Christie's Jussi Pylkkänen on the rostrum with the Giacometti chandelier in the centre.

Image: Christie's.

The chandelier had originally been commissioned by the art patron and collector Peter Watson. Watson bankrolled the literary magazine Horizon that was founded with critic Cyril Connolly in 1939. It went on to publish work by celebrated authors WH Auden, George Orwell, EM Forster and Dylan Thomas.

The chandelier, made by Alberto Giacometti (1901-66) sometime between 1946-47, hung in Horizon’s Bloomsbury offices until the venture closed in 1950. It later ended up in the antiques shop of Elizabeth Denton in Marylebone but without attribution.

Hampstead home

Craxton (1922-2009) purchased the artwork from the shop in the late 1960s for just £250, using all his savings to do so. He hung it in his family’s Hampstead home where it remained until his death in 2009.

It was only in 2021, after his death, that it was confirmed to be by Giacometti following verification by the Fondation Giacometti in Paris.
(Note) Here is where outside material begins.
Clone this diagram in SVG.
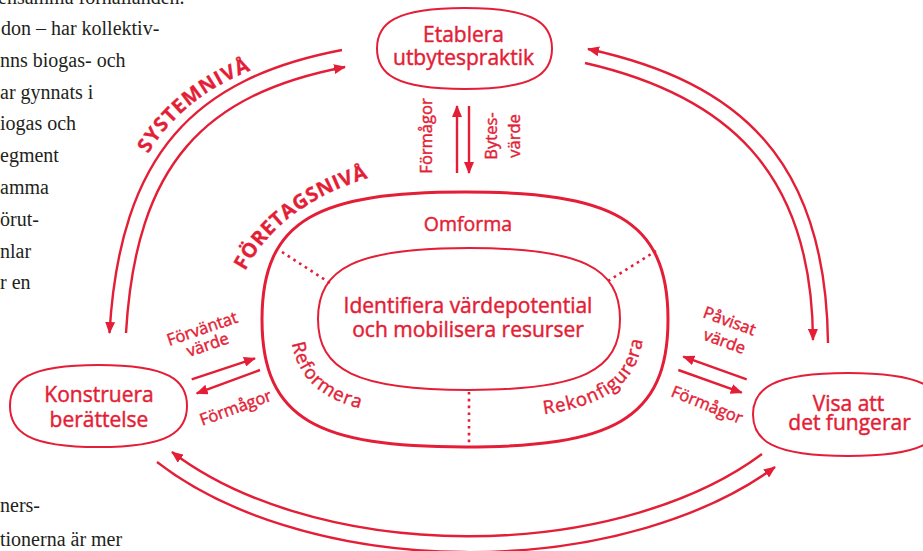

Although Giacometti is known for his sculpture, he often worked on decorative objects such as lamps, vases and chandeliers like this. The style of the piece harks back to the art he made during his association with the Surrealist movement, well before he made this piece in the 1940s.

It features a suspended ball which is similar to his famous surrealist sculpture La Boule suspendue.